#### WORK REQUIRED:
Count every line that includes the string "this" in the entries that follow. Nothing besides the number is needed.

#### STORED ROWS:
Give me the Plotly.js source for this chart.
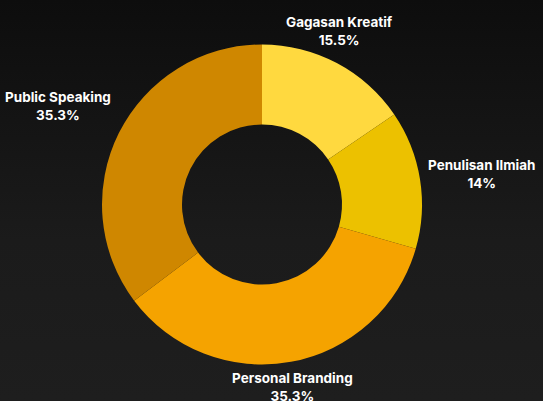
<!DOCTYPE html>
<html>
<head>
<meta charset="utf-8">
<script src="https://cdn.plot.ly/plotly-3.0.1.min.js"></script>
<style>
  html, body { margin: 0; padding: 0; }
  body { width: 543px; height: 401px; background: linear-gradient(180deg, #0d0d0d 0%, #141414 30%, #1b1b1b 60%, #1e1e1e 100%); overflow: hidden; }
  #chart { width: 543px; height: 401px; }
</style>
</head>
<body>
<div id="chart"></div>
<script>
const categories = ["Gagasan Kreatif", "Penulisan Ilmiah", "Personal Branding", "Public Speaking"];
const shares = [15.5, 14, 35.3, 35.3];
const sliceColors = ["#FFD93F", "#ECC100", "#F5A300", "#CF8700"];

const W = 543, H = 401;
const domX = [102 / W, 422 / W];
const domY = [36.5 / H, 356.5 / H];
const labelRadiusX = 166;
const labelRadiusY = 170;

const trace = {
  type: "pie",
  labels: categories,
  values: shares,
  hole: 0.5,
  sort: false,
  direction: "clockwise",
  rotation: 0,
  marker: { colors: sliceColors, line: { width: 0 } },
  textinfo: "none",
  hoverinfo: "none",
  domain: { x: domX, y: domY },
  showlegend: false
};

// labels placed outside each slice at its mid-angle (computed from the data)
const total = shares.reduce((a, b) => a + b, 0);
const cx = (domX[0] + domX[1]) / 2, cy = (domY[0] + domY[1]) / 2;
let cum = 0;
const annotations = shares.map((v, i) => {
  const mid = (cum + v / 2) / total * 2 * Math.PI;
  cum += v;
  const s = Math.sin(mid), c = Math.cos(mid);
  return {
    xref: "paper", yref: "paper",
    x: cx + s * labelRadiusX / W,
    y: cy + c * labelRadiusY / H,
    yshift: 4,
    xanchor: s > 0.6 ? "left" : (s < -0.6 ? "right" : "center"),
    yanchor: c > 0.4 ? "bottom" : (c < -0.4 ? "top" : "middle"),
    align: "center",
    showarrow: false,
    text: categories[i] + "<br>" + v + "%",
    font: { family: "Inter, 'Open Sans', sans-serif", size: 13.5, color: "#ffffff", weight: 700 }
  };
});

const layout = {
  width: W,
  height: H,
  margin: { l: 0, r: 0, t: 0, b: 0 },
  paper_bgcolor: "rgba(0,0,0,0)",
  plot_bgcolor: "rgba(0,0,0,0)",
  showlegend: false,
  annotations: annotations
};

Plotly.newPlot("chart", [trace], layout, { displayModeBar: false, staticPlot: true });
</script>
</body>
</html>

==

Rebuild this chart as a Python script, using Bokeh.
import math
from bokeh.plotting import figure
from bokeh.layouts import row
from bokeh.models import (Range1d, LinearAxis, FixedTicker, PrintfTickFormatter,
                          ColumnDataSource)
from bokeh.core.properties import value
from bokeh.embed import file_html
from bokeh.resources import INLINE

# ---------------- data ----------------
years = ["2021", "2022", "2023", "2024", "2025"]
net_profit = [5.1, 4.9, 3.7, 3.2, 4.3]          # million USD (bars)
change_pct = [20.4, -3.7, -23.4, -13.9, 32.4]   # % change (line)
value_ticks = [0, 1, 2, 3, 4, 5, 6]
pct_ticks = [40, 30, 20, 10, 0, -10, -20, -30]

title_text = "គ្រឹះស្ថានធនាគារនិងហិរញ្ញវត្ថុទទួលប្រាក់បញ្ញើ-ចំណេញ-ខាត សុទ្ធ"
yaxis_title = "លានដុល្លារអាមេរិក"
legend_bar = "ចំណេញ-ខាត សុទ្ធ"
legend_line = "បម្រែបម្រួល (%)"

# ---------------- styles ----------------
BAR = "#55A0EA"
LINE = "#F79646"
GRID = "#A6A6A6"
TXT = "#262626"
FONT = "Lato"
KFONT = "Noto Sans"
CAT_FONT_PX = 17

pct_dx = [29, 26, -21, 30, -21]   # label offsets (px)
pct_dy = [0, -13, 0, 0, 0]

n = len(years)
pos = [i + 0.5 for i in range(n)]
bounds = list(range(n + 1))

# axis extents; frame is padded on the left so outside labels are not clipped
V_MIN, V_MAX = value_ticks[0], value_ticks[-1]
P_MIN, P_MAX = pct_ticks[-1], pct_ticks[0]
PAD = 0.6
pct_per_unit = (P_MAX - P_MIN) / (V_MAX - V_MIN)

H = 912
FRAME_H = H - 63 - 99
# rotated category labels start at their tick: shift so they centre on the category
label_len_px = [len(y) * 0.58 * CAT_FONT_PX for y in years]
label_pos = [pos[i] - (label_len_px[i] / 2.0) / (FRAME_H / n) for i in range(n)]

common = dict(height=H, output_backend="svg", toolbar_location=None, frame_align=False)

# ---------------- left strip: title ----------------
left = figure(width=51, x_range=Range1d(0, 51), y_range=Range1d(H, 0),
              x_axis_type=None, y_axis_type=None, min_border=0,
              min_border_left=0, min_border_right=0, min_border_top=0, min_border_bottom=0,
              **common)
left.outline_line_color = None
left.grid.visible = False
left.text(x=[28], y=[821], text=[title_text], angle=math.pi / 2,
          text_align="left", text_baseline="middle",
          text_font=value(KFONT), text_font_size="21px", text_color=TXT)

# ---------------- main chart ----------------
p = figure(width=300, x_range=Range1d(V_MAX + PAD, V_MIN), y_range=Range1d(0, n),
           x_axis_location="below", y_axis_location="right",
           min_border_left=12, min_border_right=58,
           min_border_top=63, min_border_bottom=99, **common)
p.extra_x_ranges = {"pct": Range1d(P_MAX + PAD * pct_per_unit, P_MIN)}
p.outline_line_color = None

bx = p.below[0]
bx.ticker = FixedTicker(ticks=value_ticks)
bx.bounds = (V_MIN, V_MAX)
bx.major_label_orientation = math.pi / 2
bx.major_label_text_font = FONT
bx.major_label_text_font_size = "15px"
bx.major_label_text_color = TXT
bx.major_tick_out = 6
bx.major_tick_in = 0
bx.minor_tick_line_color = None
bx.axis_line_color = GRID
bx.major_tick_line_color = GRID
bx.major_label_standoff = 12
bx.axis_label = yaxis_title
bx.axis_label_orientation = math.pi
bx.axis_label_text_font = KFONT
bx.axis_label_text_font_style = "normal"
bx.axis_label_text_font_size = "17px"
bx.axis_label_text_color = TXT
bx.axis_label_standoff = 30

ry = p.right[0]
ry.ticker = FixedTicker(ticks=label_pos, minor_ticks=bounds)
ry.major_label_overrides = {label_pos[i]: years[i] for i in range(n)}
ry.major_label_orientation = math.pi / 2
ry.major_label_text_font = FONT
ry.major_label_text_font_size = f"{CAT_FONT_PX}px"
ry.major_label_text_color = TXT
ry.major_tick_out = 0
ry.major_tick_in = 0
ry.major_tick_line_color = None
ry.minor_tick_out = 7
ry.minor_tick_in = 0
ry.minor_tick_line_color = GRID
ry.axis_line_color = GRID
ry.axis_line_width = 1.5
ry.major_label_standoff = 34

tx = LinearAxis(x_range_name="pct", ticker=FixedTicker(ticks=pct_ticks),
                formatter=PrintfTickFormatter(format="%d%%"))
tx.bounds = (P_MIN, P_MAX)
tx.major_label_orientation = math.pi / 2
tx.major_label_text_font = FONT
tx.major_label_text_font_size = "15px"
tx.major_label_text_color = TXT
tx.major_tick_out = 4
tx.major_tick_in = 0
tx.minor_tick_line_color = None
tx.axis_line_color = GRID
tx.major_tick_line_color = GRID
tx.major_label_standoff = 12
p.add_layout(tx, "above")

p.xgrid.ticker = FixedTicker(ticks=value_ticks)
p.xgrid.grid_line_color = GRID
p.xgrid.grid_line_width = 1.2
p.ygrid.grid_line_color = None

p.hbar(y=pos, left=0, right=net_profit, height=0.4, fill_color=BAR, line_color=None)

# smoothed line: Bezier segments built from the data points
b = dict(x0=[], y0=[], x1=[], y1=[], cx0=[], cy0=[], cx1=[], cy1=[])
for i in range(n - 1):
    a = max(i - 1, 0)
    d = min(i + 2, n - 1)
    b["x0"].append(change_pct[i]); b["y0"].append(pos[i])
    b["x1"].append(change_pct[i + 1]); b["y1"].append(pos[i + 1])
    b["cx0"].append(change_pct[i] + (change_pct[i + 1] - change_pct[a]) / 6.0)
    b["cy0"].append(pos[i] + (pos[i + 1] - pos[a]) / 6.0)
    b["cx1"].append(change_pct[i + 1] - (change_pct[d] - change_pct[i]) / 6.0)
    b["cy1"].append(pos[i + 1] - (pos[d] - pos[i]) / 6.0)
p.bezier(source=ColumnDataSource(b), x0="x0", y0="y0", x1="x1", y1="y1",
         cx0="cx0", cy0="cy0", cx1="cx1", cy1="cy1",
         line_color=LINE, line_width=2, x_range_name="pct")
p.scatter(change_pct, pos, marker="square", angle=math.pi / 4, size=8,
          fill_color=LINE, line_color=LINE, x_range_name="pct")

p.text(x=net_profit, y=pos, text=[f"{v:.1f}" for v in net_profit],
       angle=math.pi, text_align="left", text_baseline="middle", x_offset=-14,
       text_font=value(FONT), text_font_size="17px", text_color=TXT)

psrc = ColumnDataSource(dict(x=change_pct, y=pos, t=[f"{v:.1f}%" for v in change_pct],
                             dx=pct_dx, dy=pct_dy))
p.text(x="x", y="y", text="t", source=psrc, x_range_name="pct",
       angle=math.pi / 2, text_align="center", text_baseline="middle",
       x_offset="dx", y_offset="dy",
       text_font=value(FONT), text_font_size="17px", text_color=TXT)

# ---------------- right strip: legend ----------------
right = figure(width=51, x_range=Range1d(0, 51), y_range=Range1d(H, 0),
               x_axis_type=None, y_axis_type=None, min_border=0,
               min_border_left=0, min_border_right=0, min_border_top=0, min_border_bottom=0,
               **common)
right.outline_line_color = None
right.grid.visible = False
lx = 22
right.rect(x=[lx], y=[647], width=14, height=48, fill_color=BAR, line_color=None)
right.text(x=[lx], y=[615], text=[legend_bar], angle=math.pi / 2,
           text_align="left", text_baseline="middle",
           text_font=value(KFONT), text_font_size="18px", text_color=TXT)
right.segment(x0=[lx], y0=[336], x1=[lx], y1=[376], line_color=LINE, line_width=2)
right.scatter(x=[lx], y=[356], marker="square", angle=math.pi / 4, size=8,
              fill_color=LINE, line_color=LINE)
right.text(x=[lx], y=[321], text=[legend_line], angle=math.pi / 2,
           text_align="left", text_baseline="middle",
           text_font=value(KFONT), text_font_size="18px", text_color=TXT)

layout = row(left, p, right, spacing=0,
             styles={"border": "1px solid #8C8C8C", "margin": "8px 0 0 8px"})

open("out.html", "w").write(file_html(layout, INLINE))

#### TASK SOLUTION:
2